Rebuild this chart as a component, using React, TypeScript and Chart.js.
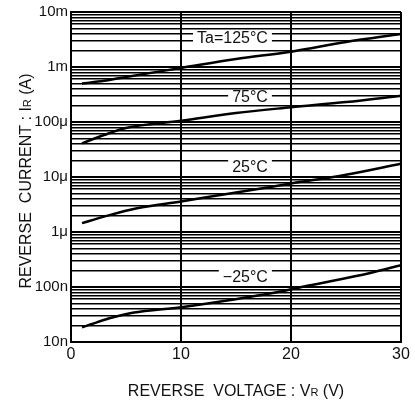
import React, { useEffect, useRef } from 'react';
import { Chart, registerables } from 'chart.js';

Chart.register(...registerables);

// Reverse voltage (V) and reverse current (A) for each ambient temperature
const v125 = [1, 3, 5, 10, 15, 20, 25, 30];
const i125 = [5.0e-4, 5.6e-4, 6.6e-4, 9.6e-4, 1.4e-3, 1.9e-3, 2.85e-3, 4.0e-3];

const v75 = [1, 3, 5, 10, 15, 20, 25, 30];
const i75 = [4.1e-5, 5.8e-5, 7.8e-5, 1.05e-4, 1.46e-4, 1.85e-4, 2.3e-4, 3.0e-4];

const v25 = [1, 3, 6, 10, 13, 16, 20, 25, 30];
const i25 = [1.45e-6, 1.9e-6, 2.7e-6, 3.6e-6, 4.5e-6, 5.6e-6, 7.6e-6, 1.1e-5, 1.75e-5];

const vm25 = [1, 2.4, 3.5, 5.6, 10, 14.5, 18.7, 21.5, 27.2, 30];
const im25 = [1.85e-8, 2.3e-8, 2.7e-8, 3.4e-8, 4.3e-8, 5.8e-8, 8.0e-8, 1.05e-7, 1.8e-7, 2.5e-7];

const curveLabels = ['Ta=125°C', '75°C', '25°C', '−25°C'];
const curveLabelV = [17.9, 17.9, 17.9, 17.9];
const curveLabelI = [3.37e-3, 2.85e-4, 1.52e-5, 1.52e-7];

const decadeExps = [-8, -7, -6, -5, -4, -3, -2];
const decadeLabels = ['10n', '100n', '1μ', '10μ', '100μ', '1m', '10m'];
const minorMultipliers = [1, 2, 3, 4, 5, 6, 7, 8, 9];

const xTicks = [0, 10, 20, 30];

const xTitleParts = [
  { t: 'REVERSE  VOLTAGE : V', s: 16 },
  { t: 'R', s: 11 },
  { t: ' (V)', s: 16 },
];
const yTitleParts = [
  { t: 'REVERSE  CURRENT : I', s: 16 },
  { t: 'R', s: 11 },
  { t: ' (A)', s: 16 },
];

const FONT = '"Liberation Sans", Arial, Helvetica, sans-serif';
const INK = '#111';

function buildYTicks(): number[] {
  const out: number[] = [];
  decadeExps.forEach((e, idx) => {
    if (idx === decadeExps.length - 1) {
      out.push(Math.pow(10, e));
    } else {
      minorMultipliers.forEach((m) => out.push(m * Math.pow(10, e)));
    }
  });
  return out;
}

function decadeIndex(v: number): number {
  const l = Math.log10(v);
  for (let i = 0; i < decadeExps.length; i++) {
    if (Math.abs(l - decadeExps[i]) < 1e-6) return i;
  }
  return -1;
}

function drawRich(ctx: CanvasRenderingContext2D, parts: { t: string; s: number }[], cx: number, cy: number, rot: number) {
  ctx.save();
  ctx.translate(cx, cy);
  ctx.rotate(rot);
  let total = 0;
  const widths = parts.map((p) => {
    ctx.font = `${p.s}px ${FONT}`;
    const w = ctx.measureText(p.t).width;
    total += w;
    return w;
  });
  let x = -total / 2;
  const baseline = 5.7;
  ctx.fillStyle = INK;
  ctx.textBaseline = 'alphabetic';
  ctx.textAlign = 'left';
  parts.forEach((p, i) => {
    ctx.font = `${p.s}px ${FONT}`;
    ctx.fillText(p.t, x, baseline);
    x += widths[i];
  });
  ctx.restore();
}

const annotPlugin = {
  id: 'annot',
  beforeDatasetsDraw(chart: any) {
    const { ctx, scales } = chart;
    const xs = scales.x;
    const ys = scales.y;
    ctx.save();
    ctx.font = `16px ${FONT}`;
    ctx.textBaseline = 'middle';
    ctx.textAlign = 'right';
    curveLabels.forEach((t, i) => {
      const px = xs.getPixelForValue(curveLabelV[i]);
      const py = ys.getPixelForValue(curveLabelI[i]);
      const w = ctx.measureText(t).width;
      ctx.fillStyle = '#fff';
      ctx.fillRect(px - w - 4, py - 7, w + 8, 14);
      ctx.fillStyle = INK;
      ctx.fillText(t, px, py + 1);
    });
    ctx.restore();
  },
  afterDraw(chart: any) {
    const { ctx, chartArea } = chart;
    drawRich(ctx, xTitleParts, (chartArea.left + chartArea.right) / 2, chartArea.bottom + 48, 0);
    drawRich(ctx, yTitleParts, chartArea.left - 46, (chartArea.top + chartArea.bottom) / 2 + 4, -Math.PI / 2);
  },
};

export default function App() {
  const ref = useRef<HTMLCanvasElement | null>(null);

  useEffect(() => {
    if (!ref.current) return;
    const yTicks = buildYTicks();
    const mk = (vs: number[], is: number[]) => vs.map((v, k) => ({ x: v, y: is[k] }));
    const dsBase = {
      borderColor: '#000',
      borderWidth: 2.5,
      pointRadius: 0,
      fill: false,
      cubicInterpolationMode: 'monotone' as const,
    };
    const chart = new Chart(ref.current, {
      type: 'line',
      data: {
        datasets: [
          { ...dsBase, label: curveLabels[0], data: mk(v125, i125) },
          { ...dsBase, label: curveLabels[1], data: mk(v75, i75) },
          { ...dsBase, label: curveLabels[2], data: mk(v25, i25) },
          { ...dsBase, label: curveLabels[3], data: mk(vm25, im25) },
        ],
      },
      options: {
        animation: false,
        responsive: false,
        maintainAspectRatio: false,
        layout: { padding: { top: 12, right: 14, left: 0, bottom: 0 } },
        plugins: { legend: { display: false }, tooltip: { enabled: false } },
        scales: {
          x: {
            type: 'linear',
            min: 0,
            max: 30,
            afterBuildTicks: (scale: any) => {
              scale.ticks = xTicks.map((v) => ({ value: v }));
            },
            afterFit: (scale: any) => {
              scale.height = 63;
              scale.paddingLeft = 0;
              scale.paddingRight = 0;
            },
            grid: { color: '#000', lineWidth: 2, drawTicks: false },
            border: { color: '#000', width: 2 },
            ticks: {
              autoSkip: false,
              padding: 3,
              color: INK,
              font: { family: FONT, size: 16 },
              maxRotation: 0,
            },
          },
          y: {
            type: 'logarithmic',
            min: 1e-8,
            max: 1e-2,
            afterBuildTicks: (scale: any) => {
              scale.ticks = yTicks.map((v) => ({ value: v }));
            },
            afterFit: (scale: any) => {
              scale.width = 71;
              scale.paddingTop = 0;
              scale.paddingBottom = 0;
            },
            grid: {
              color: '#000',
              drawTicks: false,
              lineWidth: (c: any) => (c.tick && decadeIndex(c.tick.value) >= 0 ? 2 : 1.5),
            },
            border: { color: '#000', width: 2 },
            ticks: {
              autoSkip: false,
              padding: 3,
              color: INK,
              font: { family: FONT, size: 15 },
              callback: (value: any) => {
                const d = decadeIndex(Number(value));
                return d >= 0 ? decadeLabels[d] : '';
              },
            },
          },
        },
      },
      plugins: [annotPlugin],
    } as any);
    return () => chart.destroy();
  }, []);

  return (
    <div style={{ position: 'absolute', left: 0, top: 0, width: 415, height: 405, background: '#fff' }}>
      <canvas ref={ref} width={415} height={405} style={{ width: 415, height: 405, display: 'block' }} />
    </div>
  );
}
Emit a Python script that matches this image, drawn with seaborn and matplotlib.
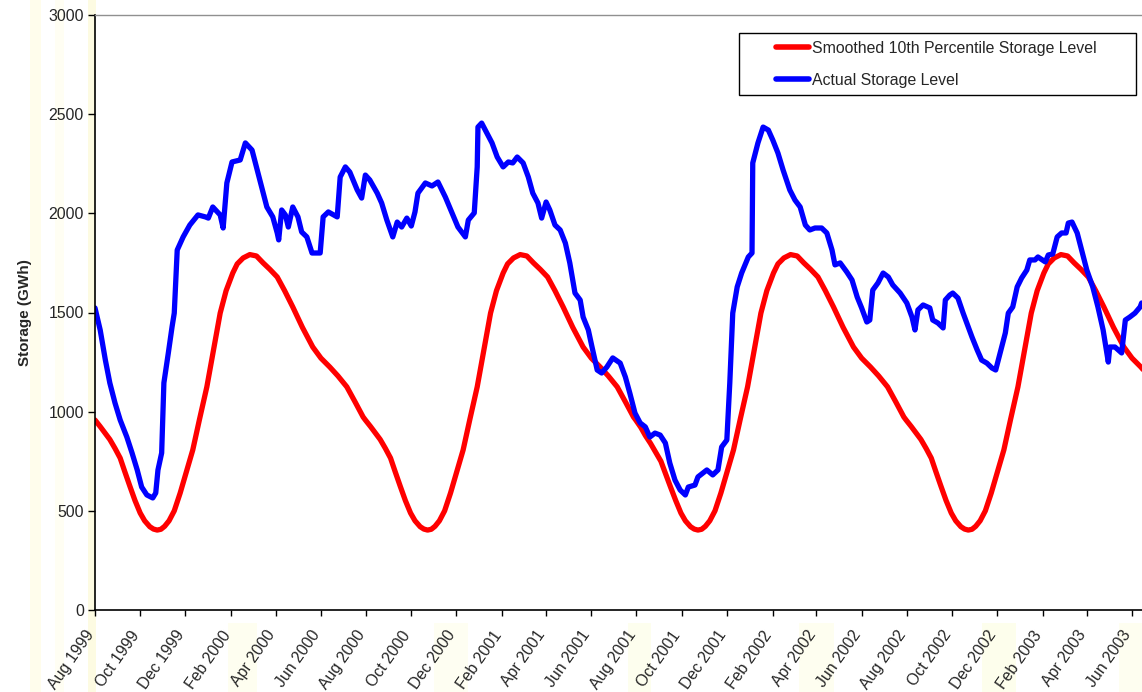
import matplotlib
matplotlib.use("Agg")
import numpy as np
import pandas as pd
import matplotlib.pyplot as plt
import matplotlib.dates as mdates
import matplotlib.transforms as mtrans
from matplotlib.patches import Rectangle
from matplotlib.lines import Line2D
import seaborn as sns

# ---------------- data ----------------
start_date = "1999-08-01"
series_names = ["Smoothed 10th Percentile Storage Level", "Actual Storage Level"]

# days since start_date
red_days = [0, 7, 13, 20, 27, 34, 40, 47, 54, 61, 67, 74, 79, 84, 89, 94, 100, 107, 115, 122, 132, 141, 151, 160, 169, 177, 186, 192, 200, 209, 218, 227, 236, 246, 256, 267, 280, 294, 305, 317, 328, 340, 351, 362,
            365, 372, 378, 385, 392, 399, 405, 412, 419, 426, 432, 439, 444, 449, 454, 459, 465, 472, 480, 487, 497, 506, 516, 525, 534, 542, 551, 557, 565, 574, 583, 592, 601, 611, 621, 632, 645, 659, 670, 682, 693, 705, 716, 727,
            730, 737, 743, 750, 757, 764, 770, 777, 784, 791, 797, 804, 809, 814, 819, 824, 830, 837, 845, 852, 862, 871, 881, 890, 899, 907, 916, 922, 930, 939, 948, 957, 966, 976, 986, 997, 1010, 1024, 1035, 1047, 1058, 1070, 1081, 1092,
            1095, 1102, 1108, 1115, 1122, 1129, 1135, 1142, 1149, 1156, 1162, 1169, 1174, 1179, 1184, 1189, 1195, 1202, 1210, 1217, 1227, 1236, 1246, 1255, 1264, 1272, 1281, 1287, 1295, 1304, 1313, 1322, 1331, 1341, 1351, 1362, 1375, 1389, 1400, 1412, 1415]
red_gwh = [958, 925, 895, 860, 815, 766, 700, 625, 552, 489, 450, 420, 408, 403, 407, 422, 450, 500, 590, 680, 807, 960, 1125, 1310, 1497, 1610, 1699, 1745, 1775, 1792, 1785, 1750, 1718, 1679, 1610, 1528, 1425, 1326, 1270, 1225, 1180, 1125, 1050, 973,
           958, 925, 895, 860, 815, 766, 700, 625, 552, 489, 450, 420, 408, 403, 407, 422, 450, 500, 590, 680, 807, 960, 1125, 1310, 1497, 1610, 1699, 1745, 1775, 1792, 1785, 1750, 1718, 1679, 1610, 1528, 1425, 1326, 1270, 1225, 1180, 1125, 1050, 973,
           958, 920, 880, 840, 795, 750, 690, 620, 552, 489, 450, 420, 408, 403, 407, 422, 450, 500, 590, 680, 807, 960, 1125, 1310, 1497, 1610, 1699, 1745, 1775, 1792, 1785, 1750, 1718, 1679, 1610, 1528, 1425, 1326, 1270, 1225, 1180, 1125, 1050, 973,
           958, 925, 895, 860, 815, 766, 700, 625, 552, 489, 450, 420, 408, 403, 407, 422, 450, 500, 590, 680, 807, 960, 1125, 1310, 1497, 1610, 1699, 1745, 1775, 1792, 1785, 1750, 1718, 1679, 1610, 1528, 1425, 1326, 1270, 1225, 1212]

blue_days = [0, 7, 14, 20, 27, 34, 43, 50, 57, 63, 70, 78, 82, 85, 90, 93, 99, 104, 107, 111,
             119, 128, 139, 149, 153, 159, 169, 173, 178, 185, 196, 203, 212, 219, 225, 232, 240, 246, 248, 252,
             257, 261, 267, 274, 279, 286, 293, 304, 308, 315, 327, 331, 338, 344, 354, 360, 365, 371,
             381, 387, 394, 402, 408, 414, 421, 427, 432, 436, 446, 455, 463, 473, 482, 490, 500, 504, 512, 516,
             517, 522, 529, 536, 543, 551, 558, 564, 570, 578, 585, 591, 598, 603, 609, 614, 621,
             628, 635, 641, 648, 655, 659, 666, 671, 678, 684, 691, 699, 709, 716, 722, 729, 736, 743, 749, 756,
             763, 770, 776, 783, 790, 797, 801, 810, 814, 826, 834, 841, 846, 853, 857, 861, 867, 873, 882, 887,
             888, 895, 902, 909, 915, 922, 929, 938, 945, 952, 959, 965, 972, 981, 988, 995, 999, 1006, 1015, 1022,
             1029, 1035, 1042, 1046, 1050, 1057, 1064, 1071, 1077, 1087, 1096, 1103, 1107, 1111, 1118, 1127,
             1131, 1138, 1145, 1148, 1154, 1158, 1165, 1172, 1179, 1184, 1191, 1197, 1204, 1211, 1216, 1222, 1229, 1233, 1239, 1245,
             1251, 1258, 1262, 1269, 1273, 1283, 1287, 1293, 1299, 1305, 1311, 1314, 1319, 1326, 1332, 1339, 1347, 1354, 1361, 1368,
             1370, 1377, 1386, 1391, 1397, 1404, 1411, 1413]
blue_gwh = [1523, 1412, 1260, 1145, 1044, 958, 872, 792, 706, 620, 580, 565, 590, 706, 792, 1145, 1296, 1427, 1497, 1815,
            1881, 1941, 1992, 1982, 1976, 2032, 1992, 1926, 2153, 2259, 2269, 2355, 2319, 2218, 2133, 2032, 1982, 1901, 1866, 2017,
            1992, 1931, 2032, 1982, 1906, 1881, 1800, 1800, 1982, 2007, 1982, 2183, 2234, 2208, 2118, 2077, 2193, 2168,
            2102, 2052, 1966, 1881, 1956, 1931, 1976, 1936, 2007, 2102, 2153, 2138, 2158, 2082, 2002, 1931, 1881, 1966, 2002, 2234,
            2435, 2455, 2405, 2355, 2284, 2234, 2259, 2254, 2284, 2254, 2183, 2102, 2052, 1976, 2057, 2017, 1941,
            1916, 1850, 1750, 1598, 1563, 1477, 1412, 1326, 1210, 1195, 1225, 1271, 1245, 1175, 1094, 993, 943, 923, 872, 892,
            882, 842, 741, 655, 605, 580, 620, 630, 671, 706, 681, 706, 822, 857, 1145, 1497, 1629, 1699, 1780, 1800,
            2254, 2355, 2435, 2420, 2370, 2304, 2218, 2118, 2067, 2032, 1941, 1916, 1926, 1926, 1901, 1815, 1740, 1750, 1704, 1664,
            1578, 1523, 1452, 1462, 1613, 1649, 1699, 1679, 1639, 1598, 1548, 1477, 1412, 1513, 1538, 1523,
            1462, 1447, 1422, 1563, 1588, 1598, 1573, 1497, 1427, 1376, 1311, 1260, 1245, 1220, 1210, 1296, 1397, 1497, 1528, 1629,
            1674, 1714, 1765, 1765, 1780, 1755, 1790, 1795, 1881, 1901, 1901, 1951, 1956, 1901, 1815, 1714, 1629, 1528, 1412, 1250,
            1326, 1326, 1296, 1462, 1477, 1497, 1528, 1548]

y_ticks = [0, 500, 1000, 1500, 2000, 2500, 3000]
y_label = "Storage (GWh)"

# ---------------- build table ----------------
t0 = pd.Timestamp(start_date)
n = min(len(red_days), len(red_gwh))
m = min(len(blue_days), len(blue_gwh))
df = pd.concat([
    pd.DataFrame({"date": t0 + pd.to_timedelta(red_days[:n], unit="D"),
                  "gwh": red_gwh[:n], "series": series_names[0]}),
    pd.DataFrame({"date": t0 + pd.to_timedelta(blue_days[:m], unit="D"),
                  "gwh": blue_gwh[:m], "series": series_names[1]}),
], ignore_index=True)

# ---------------- style ----------------
sns.set_theme(style="white")
plt.rcParams["font.family"] = ["Liberation Sans", "DejaVu Sans"]

W, H = 1142, 692
FS = 11.4
fig = plt.figure(figsize=(W / 100, H / 100), dpi=100)
fig.patch.set_facecolor("white")

# faint yellow watermark in the margins
for x0, y0, w, h, c in [(0.026, 0.0, 0.010, 1.0, "#fffdec"), (0.048, 0.0, 0.008, 1.0, "#fffef3"),
                        (0.077, 0.0, 0.007, 1.0, "#fdfbe2"),
                        (0.20, 0.0, 0.025, 0.10, "#fefef0"), (0.38, 0.0, 0.03, 0.10, "#fefef2"),
                        (0.55, 0.0, 0.02, 0.10, "#fdfeee"), (0.70, 0.0, 0.03, 0.10, "#fefef0"),
                        (0.86, 0.0, 0.03, 0.10, "#fdfeec"), (0.98, 0.0, 0.02, 0.10, "#fefef0")]:
    fig.add_artist(Rectangle((x0, y0), w, h, transform=fig.transFigure,
                             facecolor=c, edgecolor="none", zorder=-10))

ax = fig.add_axes([95 / W, 82 / H, 1047 / W, 595 / H])
ax.set_facecolor("white")

sns.lineplot(data=df, x="date", y="gwh", hue="series", hue_order=series_names,
             palette={series_names[0]: "#ff0000", series_names[1]: "#0000ff"},
             estimator=None, sort=False, linewidth=3.8, ax=ax, legend=False)
for ln in ax.get_lines():
    ln.set_solid_joinstyle("round")
    ln.set_solid_capstyle("round")

ax.set_xlim(t0, t0 + pd.Timedelta(days=1413.5))
ax.set_ylim(0, 3000)
ax.set_yticks(y_ticks)
ax.set_xlabel("")
ax.set_ylabel(y_label, fontsize=11, fontweight="bold")
ax.yaxis.set_label_coords(-0.060, 0.5)

ax.xaxis.set_major_locator(mdates.MonthLocator(bymonth=[2, 4, 6, 8, 10, 12]))
ax.xaxis.set_major_formatter(mdates.DateFormatter("%b %Y"))
ax.tick_params(axis="x", direction="out", length=4, width=1, color="black",
               labelsize=FS, pad=12, bottom=True)
ax.tick_params(axis="y", direction="out", length=5, width=1, color="black",
               labelsize=FS, pad=3, left=True)

ax.grid(False)
for s in ["left", "bottom"]:
    ax.spines[s].set_color("black")
    ax.spines[s].set_linewidth(1.2)
ax.spines["top"].set_color("#909090")
ax.spines["top"].set_linewidth(1.0)
ax.spines["right"].set_visible(False)

# legend
handles = [Line2D([], [], color="#ff0000", lw=4), Line2D([], [], color="#0000ff", lw=4)]
leg = ax.legend(handles, series_names, loc="upper left",
                bbox_to_anchor=(776 / W, 1 - 41 / H), bbox_transform=fig.transFigure,
                frameon=False, fontsize=FS, handlelength=2.1, handletextpad=0.15,
                labelspacing=1.05, borderpad=0, borderaxespad=0)
fig.add_artist(Rectangle((739 / W, 1 - 95 / H), (1136 - 739) / W, 62 / H,
                         transform=fig.transFigure, fill=False, edgecolor="black", lw=1))

fig.canvas.draw()
shift = mtrans.ScaledTranslation(-4 / 100, 0, fig.dpi_scale_trans)
for lbl in ax.get_xticklabels():
    lbl.set_rotation(55)
    lbl.set_ha("right")
    lbl.set_va("center")
    lbl.set_rotation_mode("anchor")
    lbl.set_transform(lbl.get_transform() + shift)

fig.savefig("out.png", dpi=100)
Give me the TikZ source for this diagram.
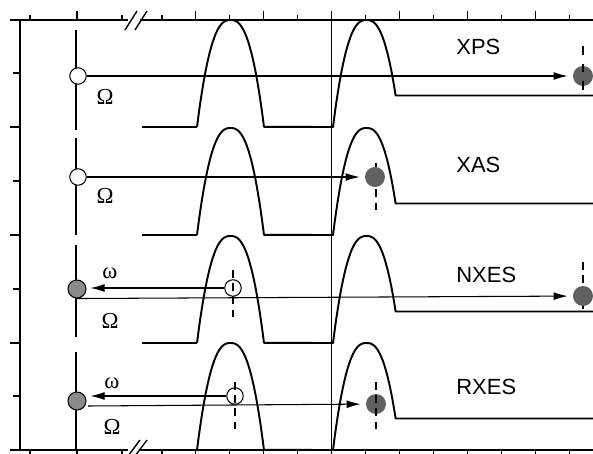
\documentclass[tikz,border=0pt]{standalone}
\usepackage{fontspec}
\usepackage{xcolor}
\usepackage{tikz}
\usetikzlibrary{arrows.meta,positioning}
\newfontfamily\specfont{Liberation Sans}
\newfontfamily\greekfont{Liberation Serif}
\definecolor{dotgray}{HTML}{606060}
\definecolor{srcgray}{HTML}{8A8A8A}

\begin{document}
\begin{tikzpicture}[x=0.02cm, y=-0.02cm,
    axis/.style={line width=1.2pt},
    tick/.style={line width=0.8pt},
    pulse/.style={line width=1.1pt, line join=round},
    arr/.style={line width=0.6pt, -{Latex[length=8pt,width=4.5pt]}},
    guide/.style={line width=0.9pt, dash pattern=on 4.5pt off 3pt},
    opendot/.style={circle, draw, line width=0.6pt, fill=white, inner sep=0pt, minimum size=0.33cm},
    fulldot/.style={circle, fill=dotgray, inner sep=0pt, minimum size=0.4cm},
    srcdot/.style={circle, draw, line width=0.6pt, fill=srcgray, inner sep=0pt, minimum size=0.36cm},
    tag/.style={font=\specfont\fontsize{12.5}{14}\selectfont, anchor=west, inner sep=0pt},
    sym/.style={font=\greekfont\fontsize{13}{15}\selectfont}]
    \useasboundingbox (0,0) rectangle (593,454);

    % Axes
    \draw[axis] (10,20) -- (128,20) (140,20) -- (593,20);
    \draw[axis] (10,450) -- (128,450) (140,450) -- (593,450);
    \draw[axis] (20,20) -- (20,450);
    \draw[tick] (125,30) -- (137,11) (135,30) -- (147,11);
    \draw[tick] (128,456) -- (140,440) (135,456) -- (147,440);

    % Ticks
    \foreach \x/\l in {30/5,77/9,122/5,162/5,195.5/9,229.5/5,263.5/9,297.5/5,
        331.5/9,365.5/5,399.5/9,433.5/5,467.5/9,501.5/5,535.5/9,569.5/5} {
        \draw[tick] (\x,20) -- (\x,20-\l);
        \draw[tick] (\x,450) -- (\x,456);
    }
    \foreach \y/\l in {73/7,127/10,181/7,235/10,289/7,343/10,396/7}
        \draw[tick] (20,\y) -- (20-\l,\y);

    % Edge line
    \draw[line width=0.9pt] (331.5,11) -- (331.5,450);

    % Ground level
    \foreach \a/\b in {30/130,138/235,245/337,352/450}
        \draw[line width=1.1pt] (76,\a) -- (76,\b);

    % Pulses: baseline
    \foreach \B in {127,235,343}
        \draw[pulse] (142,\B) -- (197,\B);
    \foreach \B in {127,235,343,450}
        \draw[pulse] plot[domain=-1:1,samples=40]
            ({230.5+33.5*\x},{\B-107*(1-\x*\x*sqrt(abs(\x)))})
            -- (333,\B) -- plot[domain=-1:0.87,samples=40]
            ({366.5+33.5*\x},{\B-107*(1-\x*\x*sqrt(abs(\x)))})
            -- (593,\B-31.5);

    % XPS
    \node[opendot] (xps-in) at (78,76) {};
    \node[fulldot] (xps-out) at (583,76) {};
    \draw[line width=1.6pt, dash pattern=on 5pt off 5pt] (583,46) -- (583,95);
    \draw[arr, shorten >=0.1cm] (xps-in) -- (xps-out);
    \node[sym] (xps-omega) at (105,97) {Ω};
    \node[tag] (xps-tag) at (456,47) {XPS};

    % XAS
    \node[opendot] (xas-in) at (78,177) {};
    \draw[guide] (376,163) -- (376,211);
    \node[fulldot] (xas-out) at (375,177) {};
    \draw[arr, shorten >=0.1cm] (xas-in) -- (xas-out);
    \node[sym] (xas-omega) at (105,196) {Ω};
    \node[tag] (xas-tag) at (456,165) {XAS};

    % NXES
    \node[srcdot] (nxes-in) at (77,289) {};
    \node[opendot] (nxes-ex) at (233,288) {};
    \draw[guide] (233,270) -- (233,317);
    \draw[guide] (583,262) -- (583,310);
    \node[fulldot] (nxes-out) at (583,296) {};
    \draw[arr, shorten >=0.08cm] (nxes-ex) -- (nxes-ex -| nxes-in.east);
    \draw[arr, shorten >=0.1cm] (nxes-in.south) -- (nxes-out);
    \node[sym] (nxes-omega-in) at (110,273) {ω};
    \node[sym] (nxes-omega) at (110,321) {Ω};
    \node[tag] (nxes-tag) at (456,275) {NXES};

    % RXES
    \node[srcdot] (rxes-in) at (77,401) {};
    \node[opendot] (rxes-ex) at (235,396) {};
    \draw[guide] (235,382) -- (235,430);
    \node[fulldot] (rxes-out) at (376,404) {};
    \draw[guide] (376,382) -- (376,430);
    \coordinate (rxes-foot) at (88,406);
    \draw[arr, shorten >=0.08cm] (rxes-ex) -- (rxes-ex -| rxes-in.east);
    \draw[arr, shorten >=0.1cm] (rxes-foot) -- (rxes-out);
    \node[sym] (rxes-omega-in) at (112,383) {ω};
    \node[sym] (rxes-omega) at (112,427) {Ω};
    \node[tag] (rxes-tag) at (456,387) {RXES};
\end{tikzpicture}
\end{document}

**TASK PROMPT**. Restate the data word for word from its first line through the line with "const INK = '#111';", leaving out any picture along the way.

**ANSWER TO THE EXERCISE**.
Rebuild this chart as a component, using React, TypeScript and Chart.js.
import React, { useEffect, useRef } from 'react';
import { Chart, registerables } from 'chart.js';

Chart.register(...registerables);

// Reverse voltage (V) and reverse current (A) for each ambient temperature
const v125 = [1, 3, 5, 10, 15, 20, 25, 30];
const i125 = [5.0e-4, 5.6e-4, 6.6e-4, 9.6e-4, 1.4e-3, 1.9e-3, 2.85e-3, 4.0e-3];

const v75 = [1, 3, 5, 10, 15, 20, 25, 30];
const i75 = [4.1e-5, 5.8e-5, 7.8e-5, 1.05e-4, 1.46e-4, 1.85e-4, 2.3e-4, 3.0e-4];

const v25 = [1, 3, 6, 10, 13, 16, 20, 25, 30];
const i25 = [1.45e-6, 1.9e-6, 2.7e-6, 3.6e-6, 4.5e-6, 5.6e-6, 7.6e-6, 1.1e-5, 1.75e-5];

const vm25 = [1, 2.4, 3.5, 5.6, 10, 14.5, 18.7, 21.5, 27.2, 30];
const im25 = [1.85e-8, 2.3e-8, 2.7e-8, 3.4e-8, 4.3e-8, 5.8e-8, 8.0e-8, 1.05e-7, 1.8e-7, 2.5e-7];

const curveLabels = ['Ta=125°C', '75°C', '25°C', '−25°C'];
const curveLabelV = [17.9, 17.9, 17.9, 17.9];
const curveLabelI = [3.37e-3, 2.85e-4, 1.52e-5, 1.52e-7];

const decadeExps = [-8, -7, -6, -5, -4, -3, -2];
const decadeLabels = ['10n', '100n', '1μ', '10μ', '100μ', '1m', '10m'];
const minorMultipliers = [1, 2, 3, 4, 5, 6, 7, 8, 9];

const xTicks = [0, 10, 20, 30];

const xTitleParts = [
  { t: 'REVERSE  VOLTAGE : V', s: 16 },
  { t: 'R', s: 11 },
  { t: ' (V)', s: 16 },
];
const yTitleParts = [
  { t: 'REVERSE  CURRENT : I', s: 16 },
  { t: 'R', s: 11 },
  { t: ' (A)', s: 16 },
];

const FONT = '"Liberation Sans", Arial, Helvetica, sans-serif';
const INK = '#111';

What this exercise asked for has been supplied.